We revisit an inflationary scenario in which primordial inhomogeneities arise from a quantum collapse, a stochastic mechanism described in the context of quantum collapse theories in its continuous version and within semiclassical gravity. The predictions of the model show a non-conventional scalar spectrum governed by two new parameters in the collapse rate, whose aim is twofold: on one side, to account for the primordial cosmic structure, and on the other to explain the suppression amplitude associated with long-wavelength modes, thereby eliminating the occurrence of eternal inflation. Furthermore, this model can contribute to accounting for the lack of power anomaly in the low $l$ angular power spectra of the Cosmic Microwave Background (CMB). Using the latest data from the Planck (2018) collaboration, we establish observational constraints on the model parameters, which produce a characteristic low-$\ell$ suppression in the cosmic microwave background spectrum. We conclude that the Planck data support the solution presented in the previous works, in other words, that the model allows us to solve simultaneously the emergence of the cosmic structure and, at the same time, avoid the eternal inflation scenario.

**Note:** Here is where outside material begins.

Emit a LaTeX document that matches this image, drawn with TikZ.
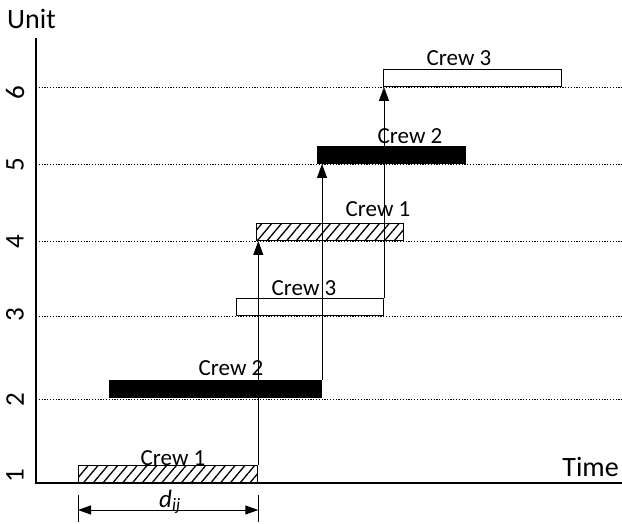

Breaking Eternal Inflation: Empirical Viability of a Spontaneous Collapse Scenario

TL;DR

The paper tackles the problem of generating primordial structure and avoiding eternal inflation within a CSL-based spontaneous collapse framework embedded in semiclassical gravity. It derives a CSL-modified primordial power spectrum , where encodes collapse effects and the two new parameters and enter through . By confronting the model with Planck 2018 data via MCMC, the authors show that the data do not fix but constrain , and that imposing a no-eternal-inflation condition further restricts the parameter space to and Mpc, while leaving the remaining cosmological parameters consistent with CDM. The results indicate that the CSL framework can simultaneously account for the emergence of cosmic structure and suppress eternal inflation, and it naturally yields a low- suppression compatible with CMB observations. Overall, the work provides a concrete, data-driven assessment of a CSL-driven inflationary scenario with clear predictions for the CMB that differ at low multipoles from standard inflation.

Abstract

We revisit an inflationary scenario in which primordial inhomogeneities arise from a quantum collapse, a stochastic mechanism described in the context of quantum collapse theories in its continuous version and within semiclassical gravity. The predictions of the model show a non-conventional scalar spectrum governed by two new parameters in the collapse rate, whose aim is twofold: on one side, to account for the primordial cosmic structure, and on the other to explain the suppression amplitude associated with long-wavelength modes, thereby eliminating the occurrence of eternal inflation. Furthermore, this model can contribute to accounting for the lack of power anomaly in the low angular power spectra of the Cosmic Microwave Background (CMB). Using the latest data from the Planck (2018) collaboration, we establish observational constraints on the model parameters, which produce a characteristic low- suppression in the cosmic microwave background spectrum. We conclude that the Planck data support the solution presented in the previous works, in other words, that the model allows us to solve simultaneously the emergence of the cosmic structure and, at the same time, avoid the eternal inflation scenario.

Paper Structure

This paper contains 9 sections, 66 equations, 6 figures, 1 table.

Figures (6)

  • Figure 1: Primordial power spectrum with $\beta=0$ compared to standard $\Lambda$CDM (fiducial) model in dashed line. According to our proposal, selecting a null value for $\beta$ parameter recovers the functional form of the standard power law, except for the oscillations at low $k$.
  • Figure 2: The units of $k$ and $\beta$ are given in Mpc$^{-1}$. When $\beta$ and $\alpha$ adopt nontrivial values, distinctive features appear in the power spectrum. Starting from the lowest $k$, which would contribute the most to generating eternal inflation, a significant departure from the fiducial model gradually arises. From left to right, $\alpha = 5$ (solid line), $6$ (long dashed), $7$ (short dashed), and $8$ (solid) for each value of $\beta$ shown in the legend.
  • Figure 3: CMB angular anisotropies for $\alpha$ are shown for values of $5$ (solid line), $6$ (long‐dashed line), $7$ (short‐dashed line), and $8$ (solid line). A logarithmic scale was used for multipoles $2 \leq \ell \leq 40$, highlighting the main changes introduced by our model, while a linear scale was used for $41 \leq \ell \leq 2500$. It is important to note that the behavior at low $l$ is where the effect of CSL becomes evident. The parameter $\beta$ (specified in the legend) is in Mpc$^{-1}$ and takes the same values as those previously shown in the power spectrum $P(k)$. A black dashed line denotes the fiducial model, while the gray points with error bars represent the Planck data.
  • Figure 4: In blue we depict the posterior probability distributions of $\alpha$ and $\beta$, together with their joint probability confidence levels at $68\%$ and $95\%$. The light red shaded region indicates where the condition for avoiding the eternal inflation problem is satisfied. It can be seen that setting $10^{-3}$ Mpc$^{-1}$ as an upper bound for $\beta$ is both a valid and conservative choice.
  • Figure 5: Imposing the theoretical condition to avoid the eternal inflation problem and taking $\beta \le 10^{-3}$ Mpc$^{-1}$ leads to much more stringent constraints. The estimates are $\beta = 2.2 \times 10^{-5}$ Mpc$^{-1}$ and $\alpha > 6.28$ ($68 \%$ confidence level). The plot shows the $68\%$ and $95\%$ confidence level contours for the posterior probability of $\alpha$ and $\beta$: in blue, the results where no a priori condition was imposed; in red, the results when requiring the criterion for avoiding the eternal inflation problem to be satisfied. The light red shaded area denotes the region where this condition is met.